Is It Better Than the New Games?

This is the million-dollar question. Since then, we’ve had EA Sports PGA Tour (2023) and the 2K series.

The 2023 EA reboot is technically superior in every way—more courses, better graphics, and the actual Masters license. However, there’s a "snappiness" to the Rory McIlroy game that the newer ones sometimes lack. The 2023 version has a notorious "input lag" that drives some players crazy. The Rory game, for all its flaws, feels incredibly responsive. It's fast. You can burn through a full 18-hole round in 20 minutes.

Actionable Tips for Playing in 2026

If you managed to snag a disc or have it sitting in your digital library, here’s how to get the most out of it today:

  • Check for Updates: If you’re playing off the disc, make sure you download the patches. This adds the extra courses like Oakmont and Banff Springs for free. Without them, the game feels like a skeleton.
  • Adjust the Presentation: Switch the commentary to "Broadcast" style. The duo of Rich Lerner and Frank Nobilo is a love-it-or-hate-it affair, but it captures that mid-2010s Golf Channel vibe perfectly.
  • Go to the "Grand Canyon": One of the fantasy courses is set in the Grand Canyon. It’s ridiculous, but the verticality shows off what the Frostbite engine could do with ball physics in a way that the flat, real-world courses don't.
  • Ignore the Night Club: Unless you really want the trophies, don't waste your time. It’s an arcade gimmick that hasn't aged well. Stick to the "Pro" or "Tour" difficulty settings in standard Stroke Play for the best experience.
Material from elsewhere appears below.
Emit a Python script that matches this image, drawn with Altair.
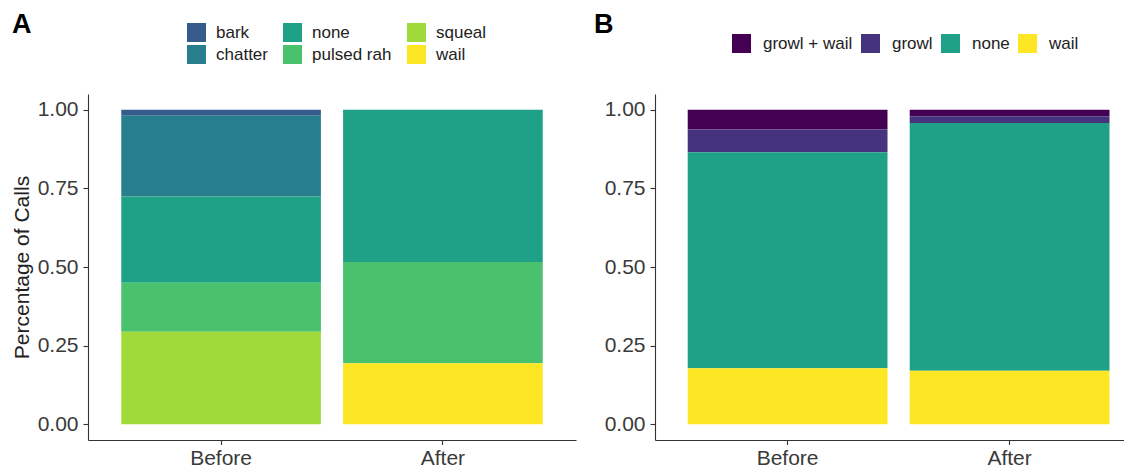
import altair as alt
import pandas as pd

periods = ["Before", "After"]
y_ticks = [0, 0.25, 0.5, 0.75, 1.0]

# Panel A
a_period = ["Before", "Before", "Before", "Before", "Before", "After", "After", "After"]
a_call = ["bark", "chatter", "none", "pulsed rah", "squeal", "none", "pulsed rah", "wail"]
a_share = [0.019, 0.257, 0.274, 0.156, 0.294, 0.484, 0.322, 0.194]
a_stack = ["bark", "chatter", "none", "pulsed rah", "squeal", "wail"]  # top -> bottom
a_legend_order = ["bark", "none", "squeal", "chatter", "pulsed rah", "wail"]
a_legend_colors = ["#365C8D", "#1FA187", "#9FDA3A", "#277F8E", "#4AC16D", "#FDE725"]

# Panel B
b_period = ["Before", "Before", "Before", "Before", "After", "After", "After", "After"]
b_call = ["growl + wail", "growl", "none", "wail", "growl + wail", "growl", "none", "wail"]
b_share = [0.063, 0.072, 0.687, 0.178, 0.021, 0.021, 0.788, 0.170]
b_stack = ["growl + wail", "growl", "none", "wail"]  # top -> bottom
b_legend_colors = ["#440154", "#46337E", "#1FA187", "#FDE725"]

df_a = pd.DataFrame({"period": a_period, "call": a_call, "share": a_share})
df_a["ord"] = [len(a_stack) - 1 - a_stack.index(c) for c in a_call]
df_b = pd.DataFrame({"period": b_period, "call": b_call, "share": b_share})
df_b["ord"] = [len(b_stack) - 1 - b_stack.index(c) for c in b_call]

FONT = "Liberation Sans"
AX = dict(domainColor="#333333", domainWidth=1.1, tickColor="#333333", tickWidth=1.1,
          labelFontSize=21, labelColor="#3a3a3a", labelFont=FONT, grid=False)


def yaxis(title):
    kw = dict(AX)
    kw.update(values=y_ticks, format=".2f", tickSize=5, labelPadding=5)
    if title:
        kw.update(title=title, titleFontSize=21, titleFont=FONT, titleFontWeight="normal",
                  titleColor="#222222", titlePadding=5)
    else:
        kw.update(title=None)
    return alt.Axis(**kw)


xaxis = alt.Axis(title=None, labelAngle=0, tickSize=4.5, labelPadding=3, **AX)

ysc = alt.Scale(domain=[-0.05, 1.05], nice=False, zero=False)


def panel_title(text, dx, dy):
    return alt.TitleParams(text, anchor="start", frame="group", fontSize=27, fontWeight="bold",
                           font=FONT, color="black", baseline="top", dx=dx, dy=dy)


chart_a = alt.Chart(df_a, title=panel_title("A", -76, 20)).mark_bar().encode(
    x=alt.X("period:N", sort=periods, axis=xaxis,
            scale=alt.Scale(paddingInner=0.1, paddingOuter=0.15)),
    y=alt.Y("share:Q", stack="zero", scale=ysc, axis=yaxis("Percentage of Calls")),
    color=alt.Color("call:N", scale=alt.Scale(domain=a_legend_order, range=a_legend_colors),
                    legend=alt.Legend(title=None, orient="none", legendX=99, legendY=-71,
                                      direction="horizontal", columns=3, symbolType="square",
                                      symbolSize=361, symbolStrokeWidth=0, labelFontSize=17,
                                      labelFont=FONT, labelColor="#222222", labelOffset=10,
                                      rowPadding=3, columnPadding=15, padding=0)),
    order=alt.Order("ord:Q", sort="ascending"),
).properties(width=488, height=346)

chart_b = alt.Chart(df_b, title=panel_title("B", -61, 9)).mark_bar().encode(
    x=alt.X("period:N", sort=periods, axis=xaxis,
            scale=alt.Scale(paddingInner=0.1, paddingOuter=0.1063, align=0.693)),
    y=alt.Y("share:Q", stack="zero", scale=ysc, axis=yaxis(None)),
    color=alt.Color("call:N", scale=alt.Scale(domain=b_stack, range=b_legend_colors),
                    legend=alt.Legend(title=None, orient="none", legendX=77, legendY=-60,
                                      direction="horizontal", columns=4, symbolType="square",
                                      symbolSize=361, symbolStrokeWidth=0, labelFontSize=17,
                                      labelFont=FONT, labelColor="#222222", labelOffset=12,
                                      columnPadding=8, padding=0)),
    order=alt.Order("ord:Q", sort="ascending"),
).properties(width=469, height=346)

chart = alt.hconcat(chart_a, chart_b, spacing=79, bounds="flush").resolve_scale(
    color="independent", x="independent", y="independent"
).properties(
    padding={"left": 3, "top": 3, "right": 0, "bottom": 0}
).configure(font=FONT, background="white").configure_view(strokeWidth=0)

chart.save("out.html", embed_options={"renderer": "svg", "actions": False})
EA Sports Rory McIlroy PGA Tour isn't the greatest golf game ever made—that title probably still belongs to Tiger Woods 14—but it's a fascinating piece of history. It was the bridge between the old-school arcade era and the modern "ultra-sim" era. It’s flawed, beautiful, and strangely addictive. If you find it for ten bucks at a garage sale, grab it. You might be surprised at how much fun a "bad" game can actually be.